WHAT IS ASKED. Type out the complete listing below word for word, without its pictures.

DATA EXTRACT.
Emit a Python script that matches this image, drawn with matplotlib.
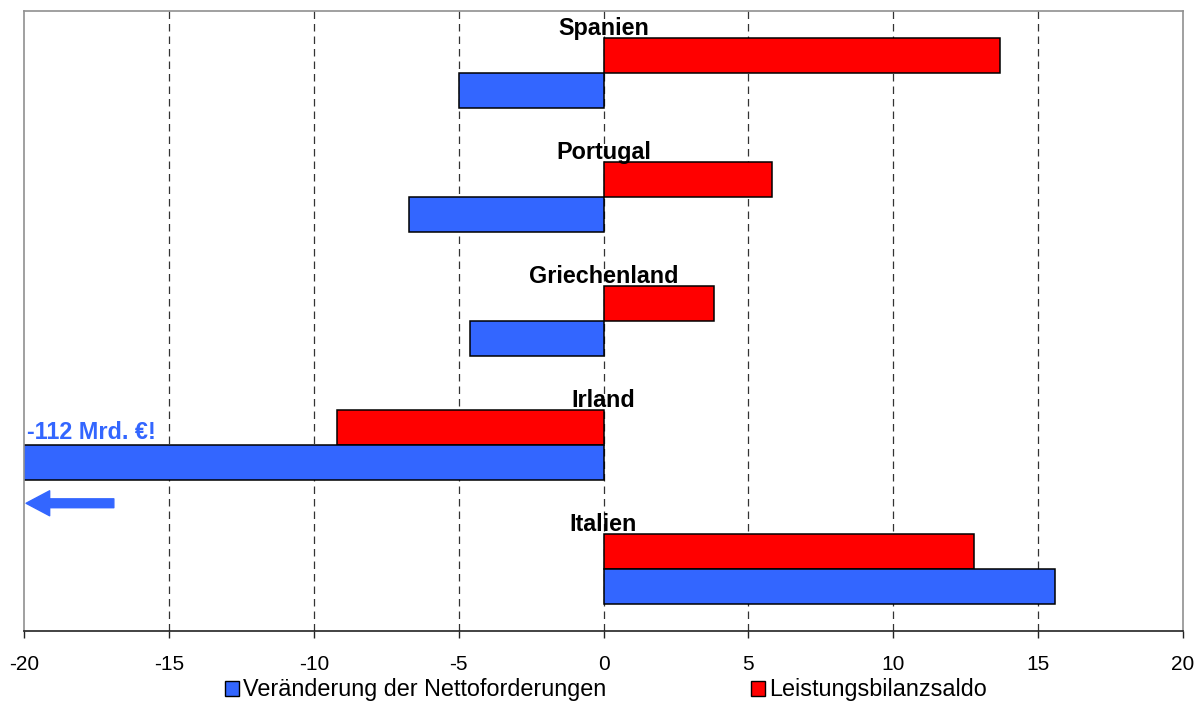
#!/usr/bin/env python3
# -*- coding: utf-8 -*-
from matplotlib import pyplot as plt
from matplotlib.patches import Patch
import numpy as np

# data (Mrd. EUR)
laender = ['Spanien', 'Portugal', 'Griechenland', 'Irland', 'Italien']
nettoforderungen = [-5.0, -6.7, -4.6, -112.0, 15.6]
leistungsbilanz = [13.7, 5.8, 3.8, -9.2, 12.8]
x_ticks = [-20, -15, -10, -5, 0, 5, 10, 15, 20]
legend_labels = ['Veränderung der Nettoforderungen', 'Leistungsbilanzsaldo']
hinweis = '-112 Mrd. €!'

BLUE = '#3366FF'
RED = '#FF0000'

plt.rcParams['font.family'] = ['Liberation Sans', 'DejaVu Sans']

fig = plt.figure(figsize=(12.01, 7.04), dpi=100)
ax = fig.add_axes([0.02, 0.1037, 0.965, 0.8807])

y = np.arange(len(laender))
h = 0.283

# grid behind the bars
for xv in x_ticks[1:-1]:
    ax.axvline(xv, color='#333333', lw=0.9, dashes=(6, 4), zorder=1)

ax.barh(y - h / 2, leistungsbilanz, height=h, color=RED, edgecolor='black',
        linewidth=1.1, zorder=2)
ax.barh(y + h / 2, nettoforderungen, height=h, color=BLUE, edgecolor='black',
        linewidth=1.1, zorder=2)

for yi, name in zip(y, laender):
    ax.text(0, yi - 0.305, name, ha='center', va='baseline', fontsize=16.8,
            fontweight='bold', zorder=3)

ax.set_xlim(x_ticks[0], x_ticks[-1])
ax.set_ylim(len(laender) - 0.5, -0.5)
ax.set_xticks(x_ticks)
ax.set_xticklabels([str(t) for t in x_ticks], fontsize=15)
ax.set_yticks([])
ax.tick_params(axis='x', direction='out', length=5, width=1, pad=12,
               color='#222222')

for side in ['top', 'left', 'right']:
    ax.spines[side].set_color('#909090')
    ax.spines[side].set_linewidth(1.2)
ax.spines['bottom'].set_color('#222222')
ax.spines['bottom'].set_linewidth(1.2)

# Irland is off the scale
ax.text(-19.9, 2.955, hinweis, color=BLUE, fontsize=16.8,
        fontweight='bold', ha='left', va='baseline', zorder=3)
ax.annotate('', xy=(-19.93, 3.47), xytext=(-16.9, 3.47),
            arrowprops=dict(arrowstyle='simple,head_length=0.85,head_width=0.9,tail_width=0.32',
                            color=BLUE, shrinkA=0, shrinkB=0, mutation_scale=20))

handles = [Patch(facecolor=BLUE, edgecolor='black', linewidth=1.0),
           Patch(facecolor=RED, edgecolor='black', linewidth=1.0)]
fig.legend(handles, legend_labels, loc='center', bbox_to_anchor=(0.5046, 0.02),
           ncol=2, frameon=False, fontsize=16.8, handlelength=0.6,
           handleheight=0.6, handletextpad=0.17, columnspacing=6.2,
           borderpad=0, borderaxespad=0)

fig.savefig('out.png', dpi=100)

SOLUTION TO THE PROBLEM.
Emit a Python script that matches this image, drawn with matplotlib.
#!/usr/bin/env python3
# -*- coding: utf-8 -*-
from matplotlib import pyplot as plt
from matplotlib.patches import Patch
import numpy as np

# data (Mrd. EUR)
laender = ['Spanien', 'Portugal', 'Griechenland', 'Irland', 'Italien']
nettoforderungen = [-5.0, -6.7, -4.6, -112.0, 15.6]
leistungsbilanz = [13.7, 5.8, 3.8, -9.2, 12.8]
x_ticks = [-20, -15, -10, -5, 0, 5, 10, 15, 20]
legend_labels = ['Veränderung der Nettoforderungen', 'Leistungsbilanzsaldo']
hinweis = '-112 Mrd. €!'

BLUE = '#3366FF'
RED = '#FF0000'

plt.rcParams['font.family'] = ['Liberation Sans', 'DejaVu Sans']

fig = plt.figure(figsize=(12.01, 7.04), dpi=100)
ax = fig.add_axes([0.02, 0.1037, 0.965, 0.8807])

y = np.arange(len(laender))
h = 0.283

# grid behind the bars
for xv in x_ticks[1:-1]:
    ax.axvline(xv, color='#333333', lw=0.9, dashes=(6, 4), zorder=1)

ax.barh(y - h / 2, leistungsbilanz, height=h, color=RED, edgecolor='black',
        linewidth=1.1, zorder=2)
ax.barh(y + h / 2, nettoforderungen, height=h, color=BLUE, edgecolor='black',
        linewidth=1.1, zorder=2)

for yi, name in zip(y, laender):
    ax.text(0, yi - 0.305, name, ha='center', va='baseline', fontsize=16.8,
            fontweight='bold', zorder=3)

ax.set_xlim(x_ticks[0], x_ticks[-1])
ax.set_ylim(len(laender) - 0.5, -0.5)
ax.set_xticks(x_ticks)
ax.set_xticklabels([str(t) for t in x_ticks], fontsize=15)
ax.set_yticks([])
ax.tick_params(axis='x', direction='out', length=5, width=1, pad=12,
               color='#222222')

for side in ['top', 'left', 'right']:
    ax.spines[side].set_color('#909090')
    ax.spines[side].set_linewidth(1.2)
ax.spines['bottom'].set_color('#222222')
ax.spines['bottom'].set_linewidth(1.2)

# Irland is off the scale
ax.text(-19.9, 2.955, hinweis, color=BLUE, fontsize=16.8,
        fontweight='bold', ha='left', va='baseline', zorder=3)
ax.annotate('', xy=(-19.93, 3.47), xytext=(-16.9, 3.47),
            arrowprops=dict(arrowstyle='simple,head_length=0.85,head_width=0.9,tail_width=0.32',
                            color=BLUE, shrinkA=0, shrinkB=0, mutation_scale=20))

handles = [Patch(facecolor=BLUE, edgecolor='black', linewidth=1.0),
           Patch(facecolor=RED, edgecolor='black', linewidth=1.0)]
fig.legend(handles, legend_labels, loc='center', bbox_to_anchor=(0.5046, 0.02),
           ncol=2, frameon=False, fontsize=16.8, handlelength=0.6,
           handleheight=0.6, handletextpad=0.17, columnspacing=6.2,
           borderpad=0, borderaxespad=0)

fig.savefig('out.png', dpi=100)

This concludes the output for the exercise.